The Department has cited the After-Action Review’s classified nature as a basis for not releasing the document, yet the vast majority of its contents are portion marked as either “Sensitive but Unclassified” (SBU) or “Unclassified.” Of the portions of the document marked “Secret”, it is often unclear as to why they were classified as such, and whether they even genuinely merit classification or are merely politically sensitive or embarrassing. As you are aware, under Executive Order 13526, it is prohibited to classify or fail to declassify information in order to “conceal violations of law, inefficiency, or administrative error” or to “prevent embarrassment to a person, organization, or agency.” Upon review of the document, there does not appear to be any reason an appropriate version could not be made available for public release.
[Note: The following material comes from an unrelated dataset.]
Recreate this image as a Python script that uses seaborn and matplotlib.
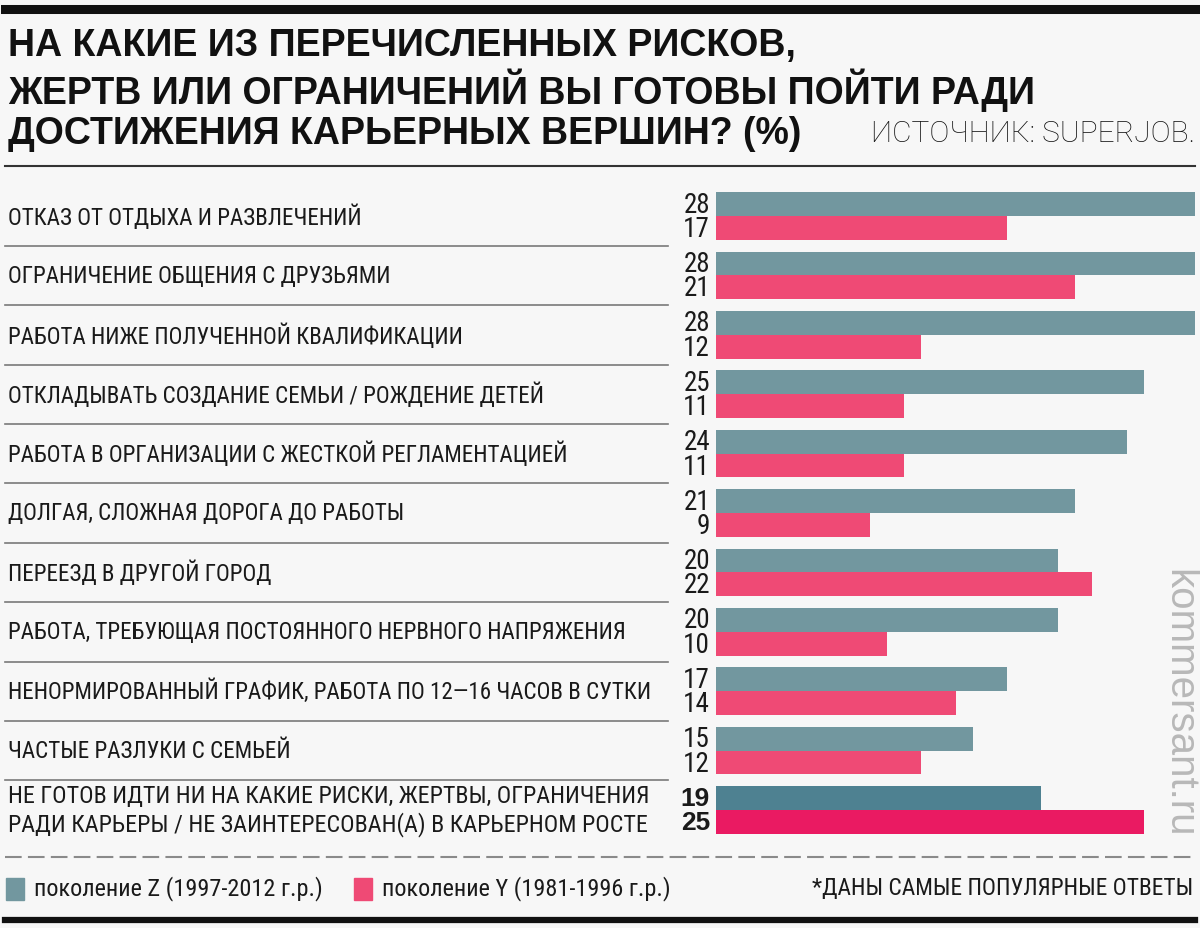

I therefore call upon the Department to publicly release the After-Action Review’s already unclassified executive summary, findings, and recommendations sections immediately, and an unclassified version of the complete document within 60 days.
The After-Action Review also references a set of documents called “the Afghanistan AAR files,” described as “an electronic and paper collection of all the materials the review team consulted and cited to prepare its report.”22 The documents cited throughout the After-Action Review are material documentary evidence of events of the withdrawal and are essential to the Committee’s investigation of the Afghanistan withdrawal, including to inform potential legislation and budget decisions to prevent such events from occurring in the future. Please produce the Afghanistan AAR files to the Committee in complete and unredacted form no later than May 5, 2023.
The Committee’s March 3, 2023 and March 20, 2023 document requests which led to the production of the After-Action Review requested “[a] current draft of the After-Action Report prepared under Ambassador Daniel Smith (including any associated documents such as exhibits or appendices)” in “complete and unredacted form.”23 However, the version provided to the Committee on April 6, 2023, includes numerous redactions with no explanation, including even redactions of the names of documents cited in footnotes. The Committee is unaware of any legal justification for the redaction of this information. Please also produce a wholly unredacted version of the After-Action Review to the Committee no later than May 5, 2023.
As we personally discussed, the Department committed to provide the After-Action Review to the Committee in order to prevent a subpoena. In contravention of standard procedures for document production, the document was delivered to the Office of House Security, instead of to the Committee’s own classified space. Further, the document was accompanied by a list of unnecessary and inappropriate access restrictions requested by the Department. While the document is classified at the “Secret” level, these restrictions would exceed those placed upon far more sensitive “Top Secret”-level documents. The Department never presented these claimed restrictions to the Committee and they were not agreed to by the Committee at any point, thus rendering them nonbinding.
The American people deserve a full and honest accounting of the facts of the Afghanistan withdrawal. The Biden Administration’s pattern of obfuscation and obstruction towards oversight of the withdrawal is unacceptable and will not be tolerated. The Committee expects a timely and complete response to its requests and looks forward to your prompt reply.